I have an INDD CS4 on Mac OS 10.5.8 document that was created for US Web Coated. All the images have US Web coated embedded in them. We are printing it sheetfed on an uncoated sheet so I'm trying to print Composite CMYK and then picking the US Sheetfed Uncoated printer profile in the Color Management tab. I check the Preserve CMYK Numbers option knowing that I do not want the black text to convert to a process build. In short the images are not being converted. They still have a total ink of 300% in the black areas. If I convert them in PS the total ink reduces to 260 which is what I'm after, as well as a tad more dot gain compensation.
If I uncheck the Preserve CMYK Numbers option the images convert but so does the text. I've double checked to make sure the images have the Web Coated profile embedded, which is supposed to trigger the conversion when INDD sees that it's different from my printer profile (Sheetfed Uncoated).
If I export PDF directly from INDD they convert but so does the text.
If I print postscript with Leave Colors Unchanged picked in the output tab and then set Distiller to do the conversion, it does not work unless I uncheck the Preserve CMYK Numbers option. Which gives me black type built in process
I've tried every option I can think of and cannot get the images to convert and the type to pass through unchanged.

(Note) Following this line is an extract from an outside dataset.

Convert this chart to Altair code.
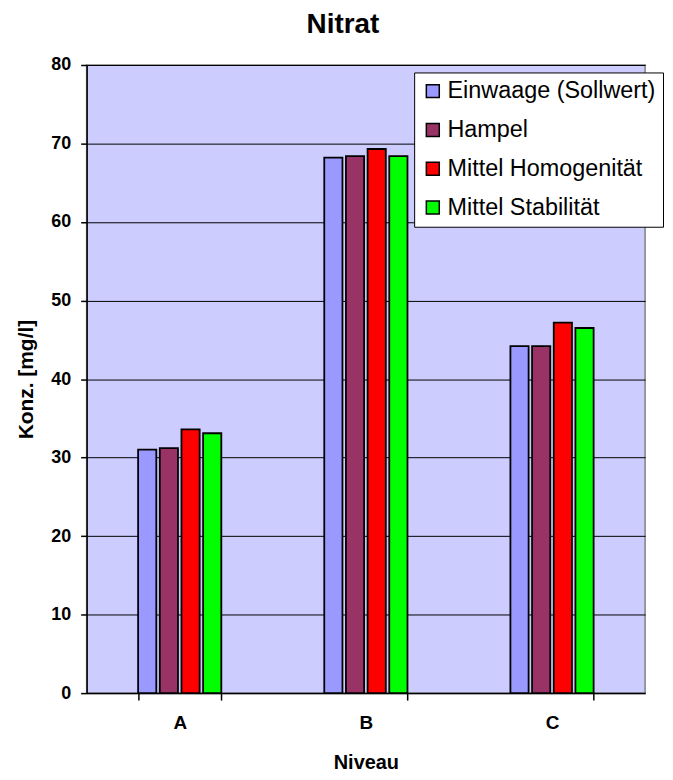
import altair as alt
import pandas as pd

levels = ["A", "B", "C"]
series = ["Einwaage (Sollwert)", "Hampel", "Mittel Homogenität", "Mittel Stabilität"]
einwaage = [31.0, 68.2, 44.2]
hampel = [31.2, 68.4, 44.2]
homogen = [33.6, 69.3, 47.2]
stabil = [33.1, 68.4, 46.5]
colors = ["#9999FF", "#993366", "#FF0000", "#00FF00"]
y_ticks = [0, 10, 20, 30, 40, 50, 60, 70, 80]

rows = []
for s, vals in zip(series, [einwaage, hampel, homogen, stabil]):
    for lv, v in zip(levels, vals):
        rows.append({"Niveau": lv, "Serie": s, "Wert": v})
df = pd.DataFrame(rows)

FONT = "Liberation Sans"

chart = alt.Chart(df).mark_bar(stroke="black", strokeWidth=1.8).encode(
    x=alt.X(
        "Niveau:N", sort=levels,
        scale=alt.Scale(paddingInner=0.553, paddingOuter=0.2765),
        axis=alt.Axis(
            title="Niveau", labelAngle=0, tickBand="extent", grid=False,
            labelFontSize=19, labelFontWeight="bold", labelPadding=14, labelColor="black",
            tickSize=7, tickColor="black", tickWidth=1.5,
            domainColor="black", domainWidth=1.5,
            titleFontSize=20, titleFontWeight="bold", titlePadding=20, titleColor="black",
        ),
    ),
    xOffset=alt.XOffset("Serie:N", sort=series, scale=alt.Scale(paddingInner=0.16, paddingOuter=0)),
    y=alt.Y(
        "Wert:Q",
        scale=alt.Scale(domain=[0, 80]),
        axis=alt.Axis(
            values=y_ticks, title="Konz. [mg/l]",
            labelFontSize=18, labelFontWeight="bold", labelPadding=10, labelColor="black",
            tickSize=6, tickColor="black", tickWidth=1.5,
            domainColor="black", domainWidth=1.5,
            grid=True, gridColor="black", gridOpacity=1, gridWidth=1,
            titleFontSize=21, titleFontWeight="bold", titlePadding=14, titleColor="black",
        ),
    ),
    color=alt.Color(
        "Serie:N", sort=series, title=None,
        scale=alt.Scale(domain=series, range=colors),
        legend=alt.Legend(
            orient="none", legendX=329, legendY=7.5,
            fillColor="white", strokeColor="black", padding=7,
            labelFontSize=23.5, labelFont=FONT, labelColor="black", labelLimit=400,
            symbolType="square", symbolSize=169, symbolStrokeColor="black", symbolStrokeWidth=1.5,
            symbolOpacity=1, rowPadding=14, labelOffset=3,
        ),
    ),
).properties(
    width=561, height=631,
    title=alt.TitleParams("Nitrat", fontSize=28, fontWeight="bold", color="black", font=FONT,
                          anchor="middle", dx=-23, offset=17),
    padding={"left": 79, "top": 55.5, "right": 20, "bottom": 80},
    autosize=alt.AutoSizeParams(type="none"),
).configure(
    font=FONT,
).configure_view(
    fill="#CCCCFF", stroke="#808080", strokeWidth=1.5,
)

chart.save("out.html", embed_options={"renderer": "svg", "actions": False})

I could go through and convert all the images in PS but I'm really looking for a way to do it at print time since this scenario comes up all the time.
Any suggestions?
Thanks
Clark
Color Press

What's interesting in all this is that once the document is built it's hardwired so even after changing the Color Settings to Preserve Embedded placing new images in that document still does not preserve the embedded profiles.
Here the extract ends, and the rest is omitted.